I came here to support my friend Frank, who if you are a longtime reader know has come out to his family and is one of those men who is doing the hard as one of the first generation to be openly gay.  Frank actually got his mother to come to a meeting!

She's there with her head in her hands, clearly uncomfortable and not wanting to be there.  She actually asked to leave about half way through, but stayed until the end.

The room was packed, with about 150-200 people in the room during my two hours there.

So, I have to admit, my Chinese is ok, but not to the point where I can understand the older generation speakers who speak with an accent and fast and with lots of colloquialisms. The man who's back is to the camera is a gay man, came out in 2007, and has a lesbian daughter. I was ENTHRALLED by the man in the blue shirt who was SO serious the entire time. I wanted to know why he was hanging on every word of every speaker.

And of course, at all Beijing gay events is the high profile filmmaker Fan Popo.  Google him, I think he's 100 to watch in the gay world under 40.
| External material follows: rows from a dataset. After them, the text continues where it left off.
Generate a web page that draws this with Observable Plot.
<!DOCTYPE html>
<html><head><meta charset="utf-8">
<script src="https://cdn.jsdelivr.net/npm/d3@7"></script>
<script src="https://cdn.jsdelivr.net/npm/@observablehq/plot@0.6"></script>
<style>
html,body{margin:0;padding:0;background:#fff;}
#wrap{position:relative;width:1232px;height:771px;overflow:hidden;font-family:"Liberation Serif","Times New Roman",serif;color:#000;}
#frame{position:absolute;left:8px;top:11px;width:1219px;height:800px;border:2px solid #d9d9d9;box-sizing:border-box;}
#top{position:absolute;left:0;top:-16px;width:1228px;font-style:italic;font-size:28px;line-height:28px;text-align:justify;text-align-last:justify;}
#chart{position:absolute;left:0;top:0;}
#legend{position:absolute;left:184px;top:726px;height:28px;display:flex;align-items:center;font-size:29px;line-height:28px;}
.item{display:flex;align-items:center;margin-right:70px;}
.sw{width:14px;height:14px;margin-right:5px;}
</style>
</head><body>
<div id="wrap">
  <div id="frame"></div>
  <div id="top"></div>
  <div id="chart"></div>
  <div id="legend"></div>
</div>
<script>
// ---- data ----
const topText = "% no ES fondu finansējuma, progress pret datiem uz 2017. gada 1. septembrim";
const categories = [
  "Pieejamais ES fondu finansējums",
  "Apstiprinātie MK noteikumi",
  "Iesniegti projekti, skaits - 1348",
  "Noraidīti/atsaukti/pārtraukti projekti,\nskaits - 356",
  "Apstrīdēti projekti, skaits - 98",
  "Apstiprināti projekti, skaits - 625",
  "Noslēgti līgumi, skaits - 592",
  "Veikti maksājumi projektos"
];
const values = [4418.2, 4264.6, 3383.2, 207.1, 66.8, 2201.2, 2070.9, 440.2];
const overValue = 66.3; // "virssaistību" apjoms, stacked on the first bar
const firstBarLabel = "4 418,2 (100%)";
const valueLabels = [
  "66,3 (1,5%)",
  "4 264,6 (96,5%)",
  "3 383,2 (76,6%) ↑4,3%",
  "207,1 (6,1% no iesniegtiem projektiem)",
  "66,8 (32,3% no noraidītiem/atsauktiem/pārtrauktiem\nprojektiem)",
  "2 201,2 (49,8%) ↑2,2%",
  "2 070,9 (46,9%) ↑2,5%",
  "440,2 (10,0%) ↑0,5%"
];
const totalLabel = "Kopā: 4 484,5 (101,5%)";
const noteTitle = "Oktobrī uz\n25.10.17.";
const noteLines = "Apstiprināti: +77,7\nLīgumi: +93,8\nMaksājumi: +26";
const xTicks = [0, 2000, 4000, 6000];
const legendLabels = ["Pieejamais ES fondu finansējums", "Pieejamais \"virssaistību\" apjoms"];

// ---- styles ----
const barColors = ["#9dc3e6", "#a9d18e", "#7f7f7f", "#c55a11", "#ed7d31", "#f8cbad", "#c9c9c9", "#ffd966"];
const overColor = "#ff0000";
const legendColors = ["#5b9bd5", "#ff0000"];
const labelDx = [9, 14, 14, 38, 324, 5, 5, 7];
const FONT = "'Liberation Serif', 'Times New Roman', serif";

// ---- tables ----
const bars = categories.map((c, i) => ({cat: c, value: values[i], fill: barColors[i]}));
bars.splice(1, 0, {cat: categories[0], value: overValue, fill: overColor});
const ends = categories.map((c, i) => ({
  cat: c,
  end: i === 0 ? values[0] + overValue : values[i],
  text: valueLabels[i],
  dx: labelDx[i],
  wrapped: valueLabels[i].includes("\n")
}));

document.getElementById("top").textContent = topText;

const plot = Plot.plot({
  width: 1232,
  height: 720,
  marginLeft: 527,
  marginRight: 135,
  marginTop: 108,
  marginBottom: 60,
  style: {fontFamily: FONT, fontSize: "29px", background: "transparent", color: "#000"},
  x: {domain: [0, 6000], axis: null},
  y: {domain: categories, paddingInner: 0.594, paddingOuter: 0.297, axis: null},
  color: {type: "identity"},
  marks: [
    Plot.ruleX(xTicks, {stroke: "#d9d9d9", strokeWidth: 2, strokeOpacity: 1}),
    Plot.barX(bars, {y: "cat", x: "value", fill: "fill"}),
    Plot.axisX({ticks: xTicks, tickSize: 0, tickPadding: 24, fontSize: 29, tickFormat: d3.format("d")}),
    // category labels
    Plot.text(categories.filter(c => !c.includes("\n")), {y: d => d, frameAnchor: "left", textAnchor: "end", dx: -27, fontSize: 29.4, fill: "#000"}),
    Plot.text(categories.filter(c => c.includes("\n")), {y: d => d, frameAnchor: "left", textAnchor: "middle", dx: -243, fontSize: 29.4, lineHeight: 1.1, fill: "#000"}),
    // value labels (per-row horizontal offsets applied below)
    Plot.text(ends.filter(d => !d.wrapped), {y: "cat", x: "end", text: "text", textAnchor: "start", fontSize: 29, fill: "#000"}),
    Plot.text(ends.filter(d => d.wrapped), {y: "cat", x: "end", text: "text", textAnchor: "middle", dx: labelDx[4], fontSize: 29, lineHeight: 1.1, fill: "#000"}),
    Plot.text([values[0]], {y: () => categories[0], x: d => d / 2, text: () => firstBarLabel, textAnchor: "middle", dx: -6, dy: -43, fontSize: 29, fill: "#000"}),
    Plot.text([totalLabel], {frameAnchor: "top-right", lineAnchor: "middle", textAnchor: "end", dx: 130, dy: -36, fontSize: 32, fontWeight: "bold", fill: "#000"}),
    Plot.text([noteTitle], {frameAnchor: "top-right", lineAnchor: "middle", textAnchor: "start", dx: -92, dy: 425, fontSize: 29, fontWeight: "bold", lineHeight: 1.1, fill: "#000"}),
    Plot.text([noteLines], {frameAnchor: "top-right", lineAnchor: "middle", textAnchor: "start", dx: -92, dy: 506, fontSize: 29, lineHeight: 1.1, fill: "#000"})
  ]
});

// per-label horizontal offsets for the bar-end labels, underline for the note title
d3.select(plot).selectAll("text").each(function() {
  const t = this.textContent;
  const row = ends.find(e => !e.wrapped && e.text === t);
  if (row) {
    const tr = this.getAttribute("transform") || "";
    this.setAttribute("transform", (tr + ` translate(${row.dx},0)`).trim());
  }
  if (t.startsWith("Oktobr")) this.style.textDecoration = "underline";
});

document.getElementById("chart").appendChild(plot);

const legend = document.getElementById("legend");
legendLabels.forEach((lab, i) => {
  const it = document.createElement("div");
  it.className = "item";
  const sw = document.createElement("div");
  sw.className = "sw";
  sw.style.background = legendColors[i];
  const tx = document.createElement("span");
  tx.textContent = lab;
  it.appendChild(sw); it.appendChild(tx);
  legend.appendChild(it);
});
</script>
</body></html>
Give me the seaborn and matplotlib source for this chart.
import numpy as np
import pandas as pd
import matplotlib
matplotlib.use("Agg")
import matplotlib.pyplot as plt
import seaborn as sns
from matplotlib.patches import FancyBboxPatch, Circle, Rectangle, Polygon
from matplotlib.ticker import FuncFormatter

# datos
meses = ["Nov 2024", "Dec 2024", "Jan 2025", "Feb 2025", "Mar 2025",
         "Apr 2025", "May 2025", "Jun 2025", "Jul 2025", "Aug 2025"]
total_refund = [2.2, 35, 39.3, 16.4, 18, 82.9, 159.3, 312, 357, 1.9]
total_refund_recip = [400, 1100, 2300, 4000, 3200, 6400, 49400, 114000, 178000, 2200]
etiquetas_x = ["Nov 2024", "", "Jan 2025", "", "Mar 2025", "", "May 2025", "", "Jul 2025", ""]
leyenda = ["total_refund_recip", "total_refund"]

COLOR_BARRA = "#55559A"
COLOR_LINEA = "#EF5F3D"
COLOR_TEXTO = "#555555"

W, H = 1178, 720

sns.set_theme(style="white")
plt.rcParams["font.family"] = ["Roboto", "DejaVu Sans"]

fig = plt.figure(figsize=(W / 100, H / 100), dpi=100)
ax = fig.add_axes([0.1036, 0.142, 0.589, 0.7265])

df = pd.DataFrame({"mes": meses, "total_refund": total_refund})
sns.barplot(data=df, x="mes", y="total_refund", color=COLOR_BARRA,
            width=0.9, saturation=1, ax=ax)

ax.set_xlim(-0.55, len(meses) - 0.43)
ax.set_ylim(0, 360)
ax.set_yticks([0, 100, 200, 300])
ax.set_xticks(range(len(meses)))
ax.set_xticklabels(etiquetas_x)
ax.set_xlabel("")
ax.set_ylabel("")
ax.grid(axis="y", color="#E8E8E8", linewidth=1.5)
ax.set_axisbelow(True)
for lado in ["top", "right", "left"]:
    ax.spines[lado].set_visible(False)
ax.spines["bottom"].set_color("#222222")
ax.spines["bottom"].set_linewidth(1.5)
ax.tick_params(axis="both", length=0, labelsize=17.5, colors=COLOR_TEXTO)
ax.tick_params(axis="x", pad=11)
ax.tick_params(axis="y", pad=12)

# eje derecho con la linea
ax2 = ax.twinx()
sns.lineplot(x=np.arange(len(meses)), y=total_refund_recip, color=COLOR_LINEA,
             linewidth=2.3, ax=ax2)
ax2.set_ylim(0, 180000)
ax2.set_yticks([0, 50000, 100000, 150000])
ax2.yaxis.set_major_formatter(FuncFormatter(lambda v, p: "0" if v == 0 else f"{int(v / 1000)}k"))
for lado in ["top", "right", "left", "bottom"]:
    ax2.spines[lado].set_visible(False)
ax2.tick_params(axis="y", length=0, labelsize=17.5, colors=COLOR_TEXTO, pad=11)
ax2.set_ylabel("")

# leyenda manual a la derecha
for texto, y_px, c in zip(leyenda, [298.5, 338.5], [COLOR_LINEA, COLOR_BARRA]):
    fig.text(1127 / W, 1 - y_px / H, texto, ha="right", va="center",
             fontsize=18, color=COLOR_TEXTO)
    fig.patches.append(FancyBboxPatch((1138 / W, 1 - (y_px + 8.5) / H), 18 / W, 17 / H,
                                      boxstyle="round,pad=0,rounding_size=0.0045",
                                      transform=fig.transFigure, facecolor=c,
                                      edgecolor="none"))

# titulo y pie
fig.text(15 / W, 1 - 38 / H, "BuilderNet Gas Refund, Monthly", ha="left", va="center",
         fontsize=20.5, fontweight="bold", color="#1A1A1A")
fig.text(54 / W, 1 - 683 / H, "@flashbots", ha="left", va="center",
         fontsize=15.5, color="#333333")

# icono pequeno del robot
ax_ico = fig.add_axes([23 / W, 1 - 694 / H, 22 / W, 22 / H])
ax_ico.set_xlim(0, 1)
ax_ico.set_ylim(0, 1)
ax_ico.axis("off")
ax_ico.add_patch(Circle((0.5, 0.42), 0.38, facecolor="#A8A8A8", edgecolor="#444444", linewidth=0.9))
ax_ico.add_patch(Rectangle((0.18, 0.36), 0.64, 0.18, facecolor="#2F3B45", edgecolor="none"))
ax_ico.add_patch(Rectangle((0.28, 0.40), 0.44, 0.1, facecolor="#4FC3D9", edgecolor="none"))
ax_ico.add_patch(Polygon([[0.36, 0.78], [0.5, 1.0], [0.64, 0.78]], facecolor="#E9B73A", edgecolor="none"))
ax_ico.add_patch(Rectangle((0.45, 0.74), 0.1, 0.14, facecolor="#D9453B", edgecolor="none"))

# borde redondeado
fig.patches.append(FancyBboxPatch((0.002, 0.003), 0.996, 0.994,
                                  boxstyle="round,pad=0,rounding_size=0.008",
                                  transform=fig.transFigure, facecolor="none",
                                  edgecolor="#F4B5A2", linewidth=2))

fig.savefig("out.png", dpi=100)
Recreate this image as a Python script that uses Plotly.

So, I have to say that I have never been before to a PFLAG meeting.  This meeting is for gay friends and parents....I don't know why I was expecting to hear from so many younger people, but all the speakers in my two hours there were older than me. When I talked to Frank's Mom, the ONLY thing she talked about was Frank having a child. What it made me realize that with all our gay marriage progress in the United States, gays have always been able to adopt or at this point use surrogacy (a law that just was never passed?) and so that issue for parents of gays has been off the table. When I came out, I could always say to my Mom that she could have grandkids, it only was a question if I wanted to have them. I was always able to neutralize that argument because I had the law (or no law) on my side. I wonder if Frank's mom would react differently to Frank being gay if he had that option in China.

From this PFLAG meeting of all these brave openly out men and women. I then went to the birthday part of Onions' friend. In a restaurant a kilometer away we were 11 gay men in a room, toasting, drinking and making fun of each other (I did my best to play along as many of them speak so fast and in a dialect that I don't understand), but none of them out to family. All of them are in the big city, living their gay lives, most of them in relationships or trying to meet cute guys on the mobile apps, but not doing the hard work of being out in their public lives.  Only I, the American am out to family and at work. People ask me what it's like being gay in China. Privately, as always, being gay is easy and safe in small circles. But in public, it's still fraught with challenges. It's these men I was having dinner with who need to be at the forefront of making being gay more visible in Chinese society. Frank is doing his part.